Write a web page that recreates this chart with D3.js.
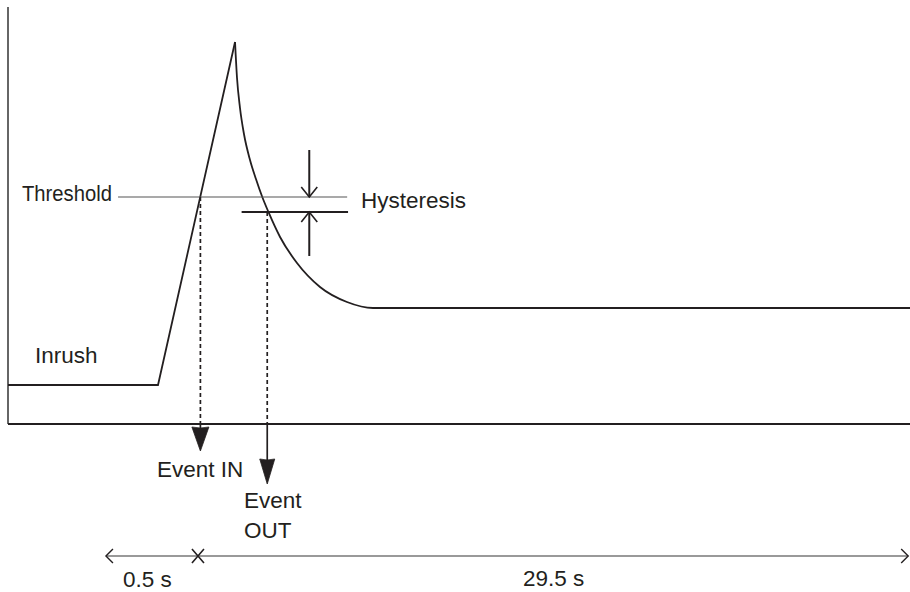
<!DOCTYPE html>
<html>
<head>
<meta charset="utf-8">
<script src="https://cdn.jsdelivr.net/npm/d3@7"></script>
<style>
  html, body { margin: 0; padding: 0; background: #fff; }
  svg { display: block; }
  text { font-family: "Liberation Sans", Arial, Helvetica, sans-serif; fill: #231f20; }
</style>
</head>
<body>
<script>
// ---- data (schematic units: time 0..100, level 0..100) ----
const riseTime   = [0, 16.63, 25.17];
const riseLevel  = [9.31, 9.31, 91.17];
const decayTime  = [25.17, 25.39, 25.72, 26.16, 26.83, 27.49, 28.19, 28.86, 30.16, 32.04, 34.59, 37.58, 40.47, 100];
const decayLevel = [91.17, 82.58, 75.42, 69.21, 63.01, 58.47, 54.18, 50.67, 44.63, 38.42, 32.70, 29.12, 27.68, 27.68];
const thresholdLevel = 54.18;
const hysteresisLevel = 50.6;
const thresholdSpan = [12.2, 37.6];
const hysteresisSpan = [25.9, 37.7];
const hystArrowTime = 33.4;
const hystArrowEnds = [65.4, 40.1];
const eventTimes = [21.33, 28.74];
const eventNames = [["Event IN"], ["Event", "OUT"]];
const rulerMarks = [10.86, 21.06, 99.8];
const rulerLabels = ["0.5 s", "29.5 s"];
const labels = { threshold: "Threshold", hysteresis: "Hysteresis", inrush: "Inrush" };

const W = 910, H = 592;
const x = d3.scaleLinear().domain([0, 100]).range([8, 910]);
const y = d3.scaleLinear().domain([0, 100]).range([424, 5]);

const svg = d3.select("body").append("svg").attr("width", W).attr("height", H);
const ink = "#231f20";
const fs = 22.5;

// axes
svg.append("line").attr("x1", x(0)).attr("x2", x(0)).attr("y1", y(0)).attr("y2", y(99.5))
  .attr("stroke", "#666").attr("stroke-width", 2);
svg.append("line").attr("x1", x(0)).attr("x2", x(100)).attr("y1", y(0)).attr("y2", y(0))
  .attr("stroke", ink).attr("stroke-width", 2);

// signal
const lin = d3.line().x(d => x(d[0])).y(d => y(d[1]));
svg.append("path").datum(d3.zip(riseTime, riseLevel)).attr("d", lin)
  .attr("fill", "none").attr("stroke", ink).attr("stroke-width", 1.8);
svg.append("path").datum(d3.zip(decayTime, decayLevel))
  .attr("d", lin.curve(d3.curveMonotoneX))
  .attr("fill", "none").attr("stroke", ink).attr("stroke-width", 1.8);

// threshold & hysteresis lines
svg.append("line").attr("x1", x(thresholdSpan[0])).attr("x2", x(thresholdSpan[1]))
  .attr("y1", y(thresholdLevel)).attr("y2", y(thresholdLevel))
  .attr("stroke", "#555").attr("stroke-width", 1.1);
svg.append("line").attr("x1", x(hysteresisSpan[0])).attr("x2", x(hysteresisSpan[1]))
  .attr("y1", y(hysteresisLevel)).attr("y2", y(hysteresisLevel))
  .attr("stroke", ink).attr("stroke-width", 2.2);

// hysteresis arrows
const ax = x(hystArrowTime);
function openArrow(x0, yFrom, yTo) {
  const dir = yTo > yFrom ? 1 : -1;
  svg.append("line").attr("x1", x0).attr("x2", x0).attr("y1", yFrom).attr("y2", yTo)
    .attr("stroke", ink).attr("stroke-width", 2);
  svg.append("path")
    .attr("d", `M${x0 - 8},${yTo - dir * 10} L${x0},${yTo} L${x0 + 8},${yTo - dir * 10}`)
    .attr("fill", "none").attr("stroke", ink).attr("stroke-width", 1.6);
}
openArrow(ax, y(hystArrowEnds[0]), y(thresholdLevel));
openArrow(ax, y(hystArrowEnds[1]), y(hysteresisLevel));

// event markers
const eventStart = [thresholdLevel, hysteresisLevel];
const tipY = [451, 484];
const headLen = [24, 25];
const headHalf = [8.5, 7.5];
eventTimes.forEach((t, i) => {
  const ex = x(t);
  svg.append("line").attr("x1", ex).attr("x2", ex).attr("y1", y(eventStart[i])).attr("y2", y(0))
    .attr("stroke", ink).attr("stroke-width", 1.7).attr("stroke-dasharray", "4,3");
  svg.append("line").attr("x1", ex).attr("x2", ex).attr("y1", y(0)).attr("y2", tipY[i] - 4)
    .attr("stroke", ink).attr("stroke-width", 1.7);
  const ty = tipY[i], hl = headLen[i], hh = headHalf[i];
  svg.append("path")
    .attr("d", `M${ex},${ty} L${ex - hh},${ty - hl} Q${ex},${ty - hl + 2} ${ex + hh},${ty - hl} Z`)
    .attr("fill", ink).attr("stroke", ink).attr("stroke-width", 0.8).attr("stroke-linejoin", "round");
});

// labels
svg.append("text").attr("x", 22).attr("y", 201).attr("font-size", fs)
  .attr("textLength", 90).attr("lengthAdjust", "spacingAndGlyphs").text(labels.threshold);
svg.append("text").attr("x", 361).attr("y", 208).attr("font-size", fs).text(labels.hysteresis);
svg.append("text").attr("x", 35).attr("y", 363).attr("font-size", fs).text(labels.inrush);
svg.append("text").attr("x", 157).attr("y", 477).attr("font-size", fs).text(eventNames[0][0]);
const outText = svg.append("text").attr("x", 244).attr("y", 508).attr("font-size", fs);
eventNames[1].forEach((s, i) => outText.append("tspan").attr("x", 244).attr("dy", i ? 30 : 0).text(s));

// time ruler
const ry = 556;
svg.append("line").attr("x1", x(rulerMarks[0])).attr("x2", x(rulerMarks[2])).attr("y1", ry).attr("y2", ry)
  .attr("stroke", "#777").attr("stroke-width", 1.6);
const lx = x(rulerMarks[0]), mx = x(rulerMarks[1]), rx = x(rulerMarks[2]);
svg.append("path").attr("d", `M${lx + 7},${ry - 7} L${lx},${ry} L${lx + 7},${ry + 7}`)
  .attr("fill", "none").attr("stroke", ink).attr("stroke-width", 1.4);
svg.append("path").attr("d", `M${rx - 7},${ry - 7} L${rx},${ry} L${rx - 7},${ry + 7}`)
  .attr("fill", "none").attr("stroke", ink).attr("stroke-width", 1.4);
svg.append("path").attr("d", `M${mx - 6},${ry - 7} L${mx + 6},${ry + 7} M${mx + 6},${ry - 7} L${mx - 6},${ry + 7}`)
  .attr("fill", "none").attr("stroke", ink).attr("stroke-width", 1.6);
svg.append("text").attr("x", 123).attr("y", 587).attr("font-size", fs).text(rulerLabels[0]);
svg.append("text").attr("x", 523).attr("y", 586).attr("font-size", fs).text(rulerLabels[1]);
</script>
</body>
</html>
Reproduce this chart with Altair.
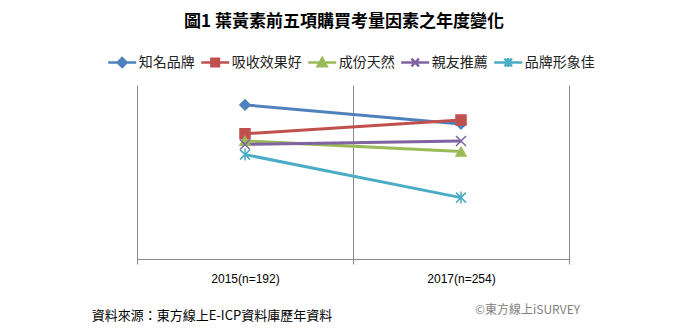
import altair as alt
import pandas as pd

TITLE = "圖1 葉黃素前五項購買考量因素之年度變化"
SOURCE_TEXT = "資料來源：東方線上E-ICP資料庫歷年資料"
COPYRIGHT_TEXT = "©東方線上iSURVEY"

years = ["2015(n=192)", "2017(n=254)"]
series = ["知名品牌", "吸收效果好", "成份天然", "親友推薦", "品牌形象佳"]

brand_known = [62.0, 54.3]
absorb_good = [50.4, 55.9]
natural_ingr = [47.5, 43.2]
friend_recommend = [46.1, 47.5]
brand_image = [42.0, 24.7]

colors = ["#4F81BD", "#C0504D", "#9BBB59", "#8064A2", "#4BACC6"]

point_shapes = [
    "diamond",
    "square",
    "triangle-up",
    "M-1,-1L1,1M-1,1L1,-1",
    "M-1,-1L1,1M-1,1L1,-1M0,-1.2V1.2",
]
legend_shapes = [
    "M-1,0H1M0,-0.32L0.32,0L0,0.32L-0.32,0Z",
    "M-1,0H1M-0.27,-0.27H0.27V0.27H-0.27Z",
    "M-1,0H1M0,-0.32L0.32,0.26L-0.32,0.26Z",
    "M-1,0H1M-0.27,-0.27L0.27,0.27M-0.27,0.27L0.27,-0.27",
    "M-1,0H1M-0.27,-0.27L0.27,0.27M-0.27,0.27L0.27,-0.27M0,-0.32V0.32",
]

all_values = [brand_known, absorb_good, natural_ingr, friend_recommend, brand_image]
rows = []
for s, vals in zip(series, all_values):
    for yr, v in zip(years, vals):
        rows.append({"series": s, "year": yr, "value": v})
df = pd.DataFrame(rows)

CJK = "Noto Sans CJK TC"
LATIN = "Liberation Sans"

x_enc = alt.X(
    "year:N",
    sort=years,
    scale=alt.Scale(type="band", domain=years, paddingInner=0, paddingOuter=0),
    axis=alt.Axis(
        title=None,
        tickBand="extent",
        grid=True,
        gridColor="#878787",
        gridWidth=1,
        domainColor="#878787",
        tickColor="#878787",
        tickSize=5,
        labelAngle=0,
        labelFont=LATIN,
        labelFontSize=12,
        labelColor="#000000",
        labelPadding=9,
    ),
)
y_enc = alt.Y("value:Q", scale=alt.Scale(domain=[0, 70]), axis=None)

color_scale = alt.Scale(domain=series, range=colors)

base = alt.Chart(df)

lines = base.mark_line(strokeWidth=3).encode(
    x=x_enc,
    y=y_enc,
    color=alt.Color("series:N", scale=color_scale, legend=None),
)

pts = base.mark_point(filled=True, size=100, strokeWidth=1.5, opacity=1).encode(
    x=x_enc,
    y=y_enc,
    fill=alt.Fill("series:N", scale=alt.Scale(domain=series, range=colors), legend=None),
    stroke=alt.Stroke("series:N", scale=alt.Scale(domain=series, range=colors), legend=None),
    shape=alt.Shape("series:N", scale=alt.Scale(domain=series, range=point_shapes), legend=None),
)

leg_params = dict(
    orient="none",
    legendX=-30.3,
    legendY=-38,
    direction="horizontal",
    gridAlign="none",
    title=None,
    symbolSize=784,
    symbolStrokeWidth=2.5,
    symbolOpacity=1,
    labelFont=CJK,
    labelFontSize=14,
    labelColor="#222222",
    labelOffset=1,
    columnPadding=1,
    padding=0,
)

leg = base.mark_point(filled=True, size=100, opacity=0).encode(
    x=x_enc,
    y=y_enc,
    fill=alt.Fill("series:N", scale=alt.Scale(domain=series, range=colors), legend=alt.Legend(**leg_params)),
    stroke=alt.Stroke("series:N", scale=alt.Scale(domain=series, range=colors), legend=alt.Legend(**leg_params)),
    shape=alt.Shape("series:N", scale=alt.Scale(domain=series, range=legend_shapes), legend=alt.Legend(**leg_params)),
)

title_txt = alt.Chart(pd.DataFrame({"t": [TITLE]})).mark_text(
    align="center", baseline="middle", font=CJK, fontSize=17, fontWeight="bold", color="#000000"
).encode(x=alt.value(207), y=alt.value(-63.3), text="t:N")

src = alt.Chart(pd.DataFrame({"t": [SOURCE_TEXT]})).mark_text(
    align="left", baseline="middle", font=CJK, fontSize=13, color="#000000"
).encode(x=alt.value(-45.3), y=alt.value(230.7), text="t:N")

cr = alt.Chart(pd.DataFrame({"t": [COPYRIGHT_TEXT]})).mark_text(
    align="left", baseline="middle", font=CJK, fontSize=12, color="#808080"
).encode(x=alt.value(338), y=alt.value(225), text="t:N")

chart = (
    alt.layer(lines, pts, leg, title_txt, src, cr)
    .resolve_scale(fill="independent", stroke="independent", shape="independent")
    .properties(
        width=432,
        height=174,
        padding={"left": 137, "top": 85, "right": 131, "bottom": 73},
        autosize=alt.AutoSizeParams(type="none"),
    )
    .configure_view(stroke=None)
)

chart.save("out.html", embed_options={"renderer": "svg", "actions": False})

◆ Problem to solve
From the entries above, return each line with the word "this" in it.

◆ Exercise answer
Write a web page that recreates this chart with D3.js.
Reproduce this chart with Altair.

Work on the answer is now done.